AHL president, Scott Howson, pretty much said that his office and the NHL have not been in contact.
"“We haven’t been involved in any of those discussions at the NHL level in terms of what they’re planning to do, whether it’s a modified bubble or whatever. We don’t have to start the same day or weekend or week. But we’ve gotta be somewhat in alignment with them so that when they get going, they have access to a player pool, and their players are playing.” – Scott Howson, via ESPN.com"
I don’t want to overblow anything because Howson’s main comment is more about needing to have some idea of what the NHL’s plan is so the calendar of North America’s two biggest leagues is not completely out of whack. Nevertheless, the idea that the two leagues are basically operating as completely separate entities is not good.
They are separate entities in terms of the NHL not being in direct control of the AHL, other than a few teams owning their minor league affiliate. Yet, when both leagues depend on one another so heavily, you would think there might be a conference call or two.

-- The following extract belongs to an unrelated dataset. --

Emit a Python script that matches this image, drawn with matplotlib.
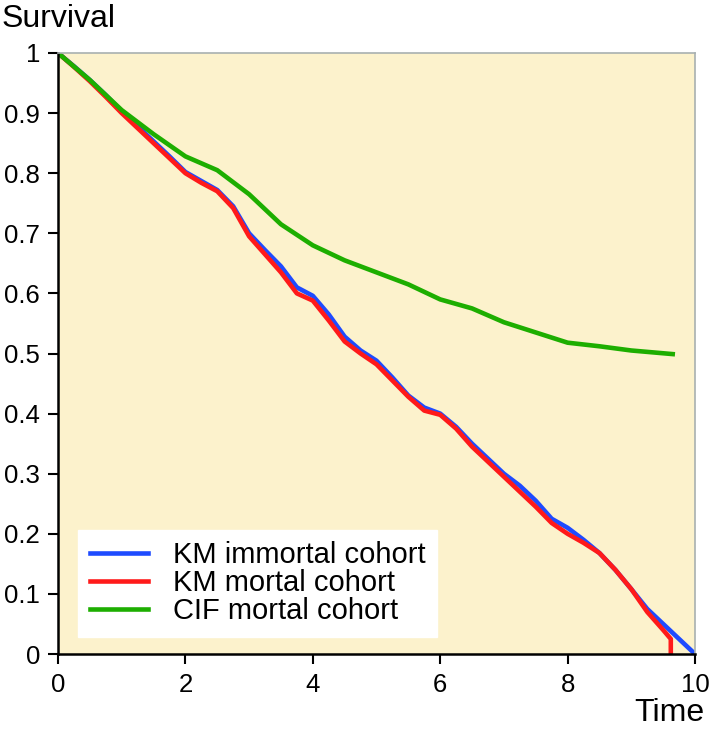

As of this moment in time, the AHL hopes to start by December 4. Just the same as the NHL, that depends on what teams can put butts in the seats and how to solve the Canadian border issue.
But the AHL and NHL have to be in step to a degree. If the AHL found a way to start by December 4 and the NHL got pushed back into February, or later, then you have minor league players on a different schedule. Call-ups might be more fatigued by the time the NHL playoffs began in that scenario since they’d have played an entire minor league season and then got called up.
Conversely, if the AHL cannot figure out a way to start around the same time as the NHL, or in the worst case not start at all, then the NHL is up the creek without a paddle. They’re not going to have the funds to pay all their players NHL salaries if they’re technically on an expanded roster. They also need those prospects to play games, not just have practices or scrimmages as a B-team against the regulars.
It’s even worse in the ECHL. Their start is not dependent on the NHL, but there are so many different rules for different cities that they have part of the league starting December 11 with a 72-game schedule and the rest of the league starting in January, with a 62-game schedule. Thank heavens that doesn’t really impact the Blues.
It’s a question without an answer right now. There are no solid solutions for the AHL, or the other minor leagues.
The NHL likely won’t have enough money to support “the A” by itself. Not all cities with AHL teams are going to allow fans in the building. There is enough question about teams even starting if they can’t have fans that you have to wonder if some franchises might go dormant for a year or even fold.
The NHL has it’s own problems, but they can potentially survive based on TV money, even if they’re operating at a loss. The AHL has no such deals and has to have fans.
Even if you don’t worry about those franchises, there is a real danger of all Blues prospects at all levels having a lost year. If there is no place to play, they lose a year of development, which could be catastrophic.
Some might argue it’s still early days, but these things have to be coordinated to some degree and cannot be left to the last minute. The fact that the AHL is not on the NHL’s radar at all is concerning.